Wood fire kilning involves ash deposit, fire marks and special kilning effect, but the use of each is a matter of the ceramic artist's creativity. Three to four tons of wood is used for each firing. The process is similar to a four-day-four-night marathon, albeit in extremely high heat. The success rate is only about 50%. For Xu, who is determined to try on and break through, all the hard work is worth it.

Ash deposit, fire marks and a special kilning effect:

Innovation by way of trial and error

To continue the tradition of Peitou ceramics, Xu takes great pain in preparing the clay for his wood, fired pieces. He uses original mineral clay from Yangming Shan and mixes it with the famed mountain's natural mineral granules. Only wood from Acacia trees is used to fire the kiln at the very high temperature of 1250℃. Under these conditions, the finished works showcase a rich palette of hues, thanks to the mastery of his firing technique. Ash free falling along the dancing flames inside the kiln deposits and is incorporated into the pottery pieces. With the variation of space and height between the pieces, unique fire marks are created. Finally, oxidation and reduction taking place inside the kiln also lead to s special kilning effect on the pieces, giving each piece an individualistic character and unique appearance.

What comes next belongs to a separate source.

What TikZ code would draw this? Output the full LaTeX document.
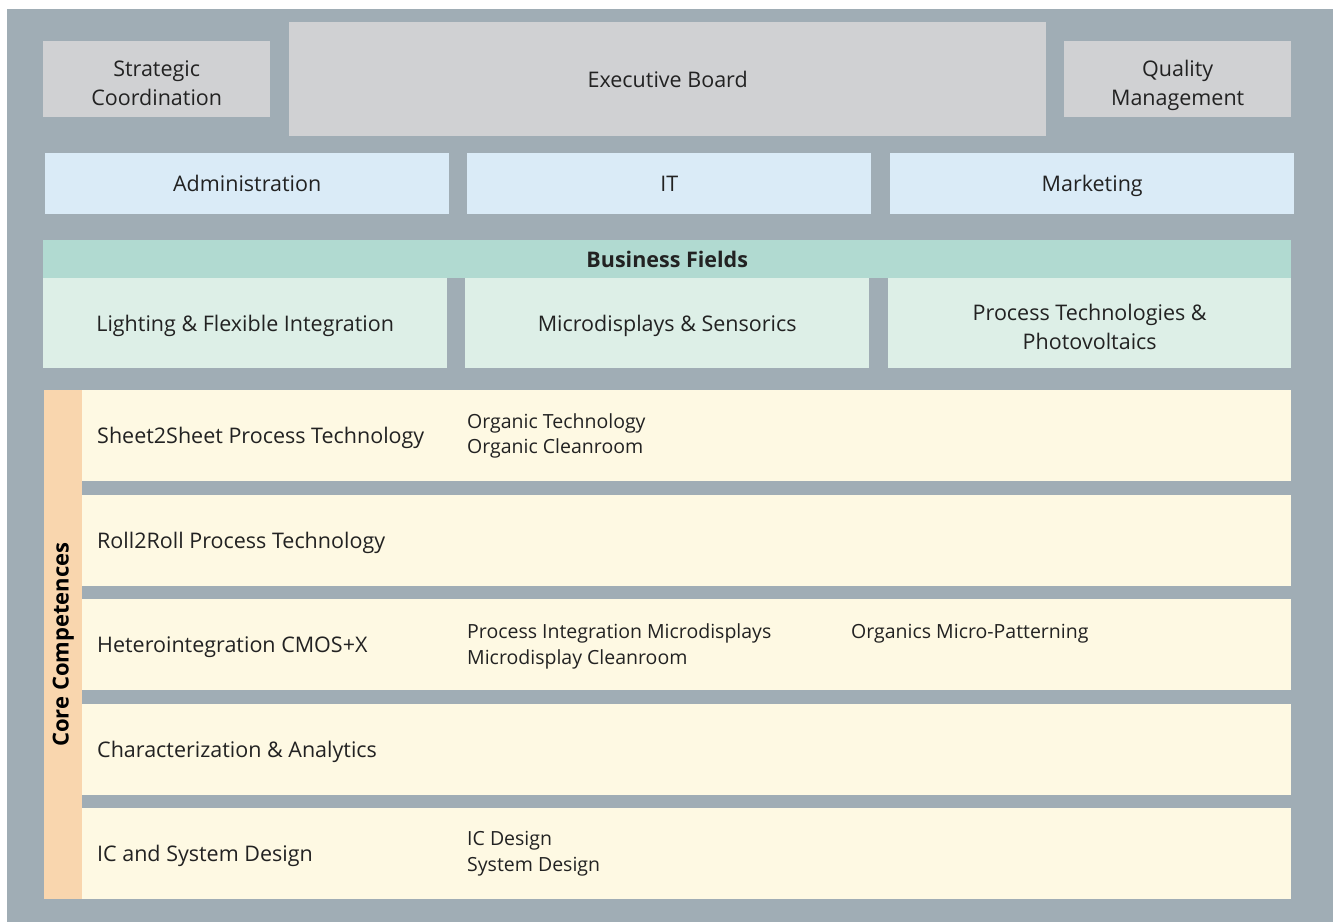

Xu may be a bit shy at the start, but once he begins sharing about his creativity, he is very much in control, exuding sincerity and confidence. In his simplistic yet inspiring studio, we appreciate the outdoor scenery, a good pot of tea, a solid long table, and of course his hand-thrown coloured pottery with understated elegance; his innovative wood fired pieces and his observations and ideas. Xu wants to open his studio to more pottery aficionados in the future - as a platform for dialogue and exchange. He is dedicated to passing on the heritage of Peitou pottery and bringing it back to its past glory right here, at the wood fire kiln of Bajia Shan, Shihmen Township.